**AIM OF THE EXERCISE**. Leave out the pictures and reproduce all of the data exactly.

□ □ □ □ □

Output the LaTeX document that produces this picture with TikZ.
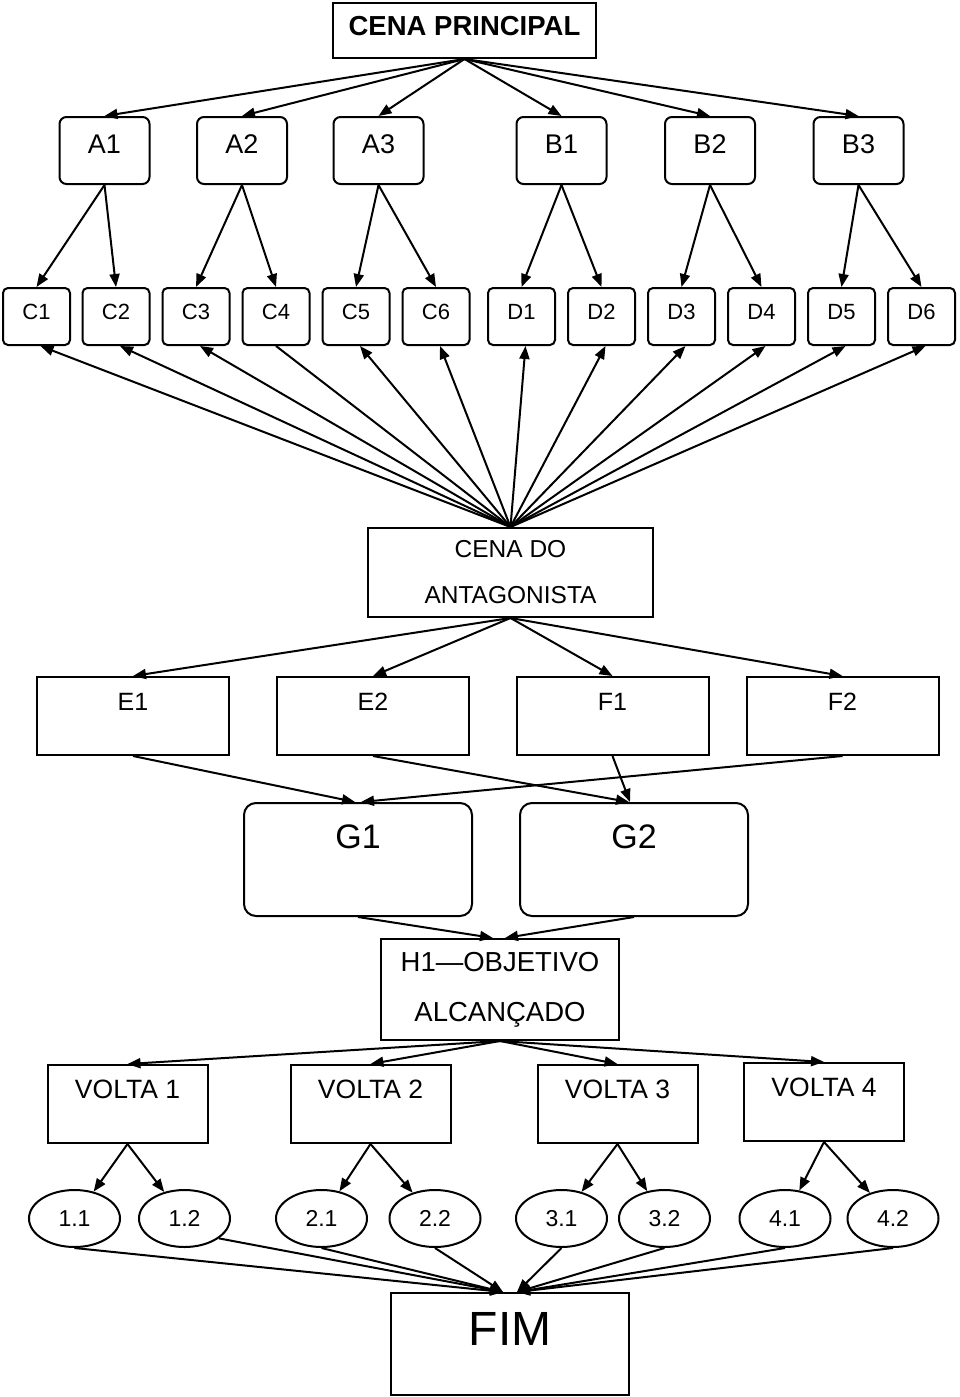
\documentclass[tikz,border=0pt]{standalone}
\usepackage{fontspec}
\setmainfont{Liberation Sans}
\usetikzlibrary{arrows.meta,shapes.geometric}
\begin{document}
\begin{tikzpicture}[x=1pt,y=-1pt,
  every node/.style={inner sep=0pt, line width=2pt},
  arr/.style={line width=2pt, -{Triangle[length=13pt,width=10pt]}},
  plainline/.style={line width=2pt},
  topbox/.style={draw, rectangle, anchor=north, minimum width=263pt, text height=33pt, text depth=22pt, font=\fontsize{27.5}{33}\bfseries\selectfont},
  abox/.style={draw, rounded corners=7pt, anchor=north, minimum width=90pt, text height=36pt, text depth=31pt, font=\fontsize{27}{32}\selectfont},
  cbox/.style={draw, rounded corners=5pt, anchor=north, minimum width=67pt, text height=31pt, text depth=26pt, font=\fontsize{22}{26}\selectfont},
  twoline/.style={draw, align=center},
  ebox/.style={draw, anchor=north, minimum width=192pt, text height=33pt, text depth=45pt, font=\fontsize{25}{30}\selectfont},
  gbox/.style={draw, rounded corners=12pt, anchor=north, minimum width=228pt, text height=45pt, text depth=68pt, font=\fontsize{34}{40}\selectfont},
  voltabox/.style={draw, anchor=north, minimum width=160pt, text height=33pt, text depth=45pt, font=\fontsize{26.5}{31}\selectfont},
  ell/.style={draw, ellipse, minimum width=91pt, minimum height=57pt, font=\fontsize{23}{27}\selectfont},
  fimbox/.style={draw, anchor=north, minimum width=238pt, text height=52pt, text depth=50pt, font=\fontsize{48}{54}\selectfont}
]
\useasboundingbox (0,0) rectangle (960,1397);

% top
\node[topbox] (top) at (464.5,2) {CENA PRINCIPAL};

% A/B row
\node[abox] (A1) at (104.5,116) {A1};
\node[abox] (A2) at (242,116) {A2};
\node[abox] (A3) at (378.5,116) {A3};
\node[abox] (B1) at (561.5,116) {B1};
\node[abox] (B2) at (710,116) {B2};
\node[abox] (B3) at (858.5,116) {B3};

% C/D row
\node[cbox] (C1) at (36.5,287) {C1};
\node[cbox] (C2) at (116,287) {C2};
\node[cbox] (C3) at (196,287) {C3};
\node[cbox] (C4) at (276,287) {C4};
\node[cbox] (C5) at (356,287) {C5};
\node[cbox] (C6) at (436,287) {C6};
\node[cbox] (D1) at (521.5,287) {D1};
\node[cbox] (D2) at (601.5,287) {D2};
\node[cbox] (D3) at (681.5,287) {D3};
\node[cbox] (D4) at (761.5,287) {D4};
\node[cbox] (D5) at (841.5,287) {D5};
\node[cbox] (D6) at (921.5,287) {D6};

% antagonist
\node[twoline, minimum width=285pt, minimum height=89pt, font=\fontsize{24.5}{46}\selectfont] (ant) at (510.5,572.5) {CENA DO\\ANTAGONISTA};

% E/F row
\node[ebox] (E1) at (133,676) {E1};
\node[ebox] (E2) at (373,676) {E2};
\node[ebox] (F1) at (612.5,676) {F1};
\node[ebox] (F2) at (842.5,676) {F2};

% G row
\node[gbox] (G1) at (358,802) {G1};
\node[gbox] (G2) at (634,802) {G2};

% H1
\node[twoline, minimum width=238pt, minimum height=101pt, font=\fontsize{27.5}{50}\selectfont] (H1) at (500,989.5) {H1—OBJETIVO\\ALCANÇADO};

% VOLTA row
\node[voltabox] (V1) at (127.5,1064) {VOLTA 1};
\node[voltabox] (V2) at (370.5,1064) {VOLTA 2};
\node[voltabox] (V3) at (617.5,1064) {VOLTA 3};
\node[voltabox] (V4) at (824,1062) {VOLTA 4};

% ellipses
\node[ell] (e11) at (74.5,1218.5) {1.1};
\node[ell] (e12) at (184.5,1218.5) {1.2};
\node[ell] (e21) at (321.5,1218.5) {2.1};
\node[ell] (e22) at (435,1218.5) {2.2};
\node[ell] (e31) at (561.5,1218.5) {3.1};
\node[ell] (e32) at (664.5,1218.5) {3.2};
\node[ell] (e41) at (785,1218.5) {4.1};
\node[ell] (e42) at (893,1218.5) {4.2};

% FIM
\node[fimbox] (fim) at (510,1292) {FIM};

% connectors: top -> A/B
\foreach \n in {A1,A2,A3,B1,B2,B3}
  \draw[arr] (top.south) -- (\n.north);

% A/B -> C/D
\draw[arr] (A1.south) -- (C1.north);
\draw[arr] (A1.south) -- (C2.north);
\draw[arr] (A2.south) -- (C3.north);
\draw[arr] (A2.south) -- (C4.north);
\draw[arr] (A3.south) -- (C5.north);
\draw[arr] (A3.south) -- (C6.north);
\draw[arr] (B1.south) -- (D1.north);
\draw[arr] (B1.south) -- (D2.north);
\draw[arr] (B2.south) -- (D3.north);
\draw[arr] (B2.south) -- (D4.north);
\draw[arr] (B3.south) -- (D5.north);
\draw[arr] (B3.south) -- (D6.north);

% antagonist -> C/D
\foreach \n in {C1,C2,C3,C5,C6,D1,D2,D3,D4,D5,D6}
  \draw[arr] (ant.north) -- ([xshift=4pt]\n.south);
\draw[plainline] (ant.north) -- (C4.south);

% antagonist -> E/F
\foreach \n in {E1,E2,F1,F2}
  \draw[arr] (ant.south) -- (\n.north);

% E/F -> G
\draw[arr] (E1.south) -- ([xshift=-3pt]G1.north);
\draw[arr] (F2.south) -- ([xshift=3pt]G1.north);
\draw[arr] (E2.south) -- ([xshift=-5pt]G2.north);
\draw[arr] (F1.south) -- ([xshift=-4pt]G2.north);

% G -> H1
\draw[arr] (G1.south) -- ([xshift=-7pt]H1.north);
\draw[arr] (G2.south) -- ([xshift=5pt]H1.north);

% H1 -> VOLTA
\foreach \n in {V1,V2,V3,V4}
  \draw[arr] (H1.south) -- (\n.north);

% VOLTA -> ellipses
\draw[arr] (V1.south) -- (e11);
\draw[arr] (V1.south) -- (e12);
\draw[arr] (V2.south) -- (e21);
\draw[arr] (V2.south) -- (e22);
\draw[arr] (V3.south) -- (e31);
\draw[arr] (V3.south) -- (e32);
\draw[arr] (V4.south) -- (e41);
\draw[arr] (V4.south) -- (e42);

% ellipses -> FIM
\draw[arr] (e11.south) -- ([xshift=-7pt]fim.north);
\draw[arr] (e12.-30) -- ([xshift=-7pt]fim.north);
\draw[arr] (e21.south) -- ([xshift=-7pt]fim.north);
\draw[arr] (e22.south) -- ([xshift=-7pt]fim.north);
\draw[arr] (e31.south) -- ([xshift=7pt]fim.north);
\draw[arr] (e32.south) -- ([xshift=7pt]fim.north);
\draw[arr] (e41.south) -- ([xshift=7pt]fim.north);
\draw[arr] (e42.south) -- ([xshift=7pt]fim.north);
\end{tikzpicture}
\end{document}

□ □ □ □ □

**SOLUTION FOR THIS EXERCISE**.
Output the LaTeX document that produces this picture with TikZ.
\documentclass[tikz,border=0pt]{standalone}
\usepackage{fontspec}
\setmainfont{Liberation Sans}
\usetikzlibrary{arrows.meta,shapes.geometric}
\begin{document}
\begin{tikzpicture}[x=1pt,y=-1pt,
  every node/.style={inner sep=0pt, line width=2pt},
  arr/.style={line width=2pt, -{Triangle[length=13pt,width=10pt]}},
  plainline/.style={line width=2pt},
  topbox/.style={draw, rectangle, anchor=north, minimum width=263pt, text height=33pt, text depth=22pt, font=\fontsize{27.5}{33}\bfseries\selectfont},
  abox/.style={draw, rounded corners=7pt, anchor=north, minimum width=90pt, text height=36pt, text depth=31pt, font=\fontsize{27}{32}\selectfont},
  cbox/.style={draw, rounded corners=5pt, anchor=north, minimum width=67pt, text height=31pt, text depth=26pt, font=\fontsize{22}{26}\selectfont},
  twoline/.style={draw, align=center},
  ebox/.style={draw, anchor=north, minimum width=192pt, text height=33pt, text depth=45pt, font=\fontsize{25}{30}\selectfont},
  gbox/.style={draw, rounded corners=12pt, anchor=north, minimum width=228pt, text height=45pt, text depth=68pt, font=\fontsize{34}{40}\selectfont},
  voltabox/.style={draw, anchor=north, minimum width=160pt, text height=33pt, text depth=45pt, font=\fontsize{26.5}{31}\selectfont},
  ell/.style={draw, ellipse, minimum width=91pt, minimum height=57pt, font=\fontsize{23}{27}\selectfont},
  fimbox/.style={draw, anchor=north, minimum width=238pt, text height=52pt, text depth=50pt, font=\fontsize{48}{54}\selectfont}
]
\useasboundingbox (0,0) rectangle (960,1397);

% top
\node[topbox] (top) at (464.5,2) {CENA PRINCIPAL};

% A/B row
\node[abox] (A1) at (104.5,116) {A1};
\node[abox] (A2) at (242,116) {A2};
\node[abox] (A3) at (378.5,116) {A3};
\node[abox] (B1) at (561.5,116) {B1};
\node[abox] (B2) at (710,116) {B2};
\node[abox] (B3) at (858.5,116) {B3};

% C/D row
\node[cbox] (C1) at (36.5,287) {C1};
\node[cbox] (C2) at (116,287) {C2};
\node[cbox] (C3) at (196,287) {C3};
\node[cbox] (C4) at (276,287) {C4};
\node[cbox] (C5) at (356,287) {C5};
\node[cbox] (C6) at (436,287) {C6};
\node[cbox] (D1) at (521.5,287) {D1};
\node[cbox] (D2) at (601.5,287) {D2};
\node[cbox] (D3) at (681.5,287) {D3};
\node[cbox] (D4) at (761.5,287) {D4};
\node[cbox] (D5) at (841.5,287) {D5};
\node[cbox] (D6) at (921.5,287) {D6};

% antagonist
\node[twoline, minimum width=285pt, minimum height=89pt, font=\fontsize{24.5}{46}\selectfont] (ant) at (510.5,572.5) {CENA DO\\ANTAGONISTA};

% E/F row
\node[ebox] (E1) at (133,676) {E1};
\node[ebox] (E2) at (373,676) {E2};
\node[ebox] (F1) at (612.5,676) {F1};
\node[ebox] (F2) at (842.5,676) {F2};

% G row
\node[gbox] (G1) at (358,802) {G1};
\node[gbox] (G2) at (634,802) {G2};

% H1
\node[twoline, minimum width=238pt, minimum height=101pt, font=\fontsize{27.5}{50}\selectfont] (H1) at (500,989.5) {H1—OBJETIVO\\ALCANÇADO};

% VOLTA row
\node[voltabox] (V1) at (127.5,1064) {VOLTA 1};
\node[voltabox] (V2) at (370.5,1064) {VOLTA 2};
\node[voltabox] (V3) at (617.5,1064) {VOLTA 3};
\node[voltabox] (V4) at (824,1062) {VOLTA 4};

% ellipses
\node[ell] (e11) at (74.5,1218.5) {1.1};
\node[ell] (e12) at (184.5,1218.5) {1.2};
\node[ell] (e21) at (321.5,1218.5) {2.1};
\node[ell] (e22) at (435,1218.5) {2.2};
\node[ell] (e31) at (561.5,1218.5) {3.1};
\node[ell] (e32) at (664.5,1218.5) {3.2};
\node[ell] (e41) at (785,1218.5) {4.1};
\node[ell] (e42) at (893,1218.5) {4.2};

% FIM
\node[fimbox] (fim) at (510,1292) {FIM};

% connectors: top -> A/B
\foreach \n in {A1,A2,A3,B1,B2,B3}
  \draw[arr] (top.south) -- (\n.north);

% A/B -> C/D
\draw[arr] (A1.south) -- (C1.north);
\draw[arr] (A1.south) -- (C2.north);
\draw[arr] (A2.south) -- (C3.north);
\draw[arr] (A2.south) -- (C4.north);
\draw[arr] (A3.south) -- (C5.north);
\draw[arr] (A3.south) -- (C6.north);
\draw[arr] (B1.south) -- (D1.north);
\draw[arr] (B1.south) -- (D2.north);
\draw[arr] (B2.south) -- (D3.north);
\draw[arr] (B2.south) -- (D4.north);
\draw[arr] (B3.south) -- (D5.north);
\draw[arr] (B3.south) -- (D6.north);

% antagonist -> C/D
\foreach \n in {C1,C2,C3,C5,C6,D1,D2,D3,D4,D5,D6}
  \draw[arr] (ant.north) -- ([xshift=4pt]\n.south);
\draw[plainline] (ant.north) -- (C4.south);

% antagonist -> E/F
\foreach \n in {E1,E2,F1,F2}
  \draw[arr] (ant.south) -- (\n.north);

% E/F -> G
\draw[arr] (E1.south) -- ([xshift=-3pt]G1.north);
\draw[arr] (F2.south) -- ([xshift=3pt]G1.north);
\draw[arr] (E2.south) -- ([xshift=-5pt]G2.north);
\draw[arr] (F1.south) -- ([xshift=-4pt]G2.north);

% G -> H1
\draw[arr] (G1.south) -- ([xshift=-7pt]H1.north);
\draw[arr] (G2.south) -- ([xshift=5pt]H1.north);

% H1 -> VOLTA
\foreach \n in {V1,V2,V3,V4}
  \draw[arr] (H1.south) -- (\n.north);

% VOLTA -> ellipses
\draw[arr] (V1.south) -- (e11);
\draw[arr] (V1.south) -- (e12);
\draw[arr] (V2.south) -- (e21);
\draw[arr] (V2.south) -- (e22);
\draw[arr] (V3.south) -- (e31);
\draw[arr] (V3.south) -- (e32);
\draw[arr] (V4.south) -- (e41);
\draw[arr] (V4.south) -- (e42);

% ellipses -> FIM
\draw[arr] (e11.south) -- ([xshift=-7pt]fim.north);
\draw[arr] (e12.-30) -- ([xshift=-7pt]fim.north);
\draw[arr] (e21.south) -- ([xshift=-7pt]fim.north);
\draw[arr] (e22.south) -- ([xshift=-7pt]fim.north);
\draw[arr] (e31.south) -- ([xshift=7pt]fim.north);
\draw[arr] (e32.south) -- ([xshift=7pt]fim.north);
\draw[arr] (e41.south) -- ([xshift=7pt]fim.north);
\draw[arr] (e42.south) -- ([xshift=7pt]fim.north);
\end{tikzpicture}
\end{document}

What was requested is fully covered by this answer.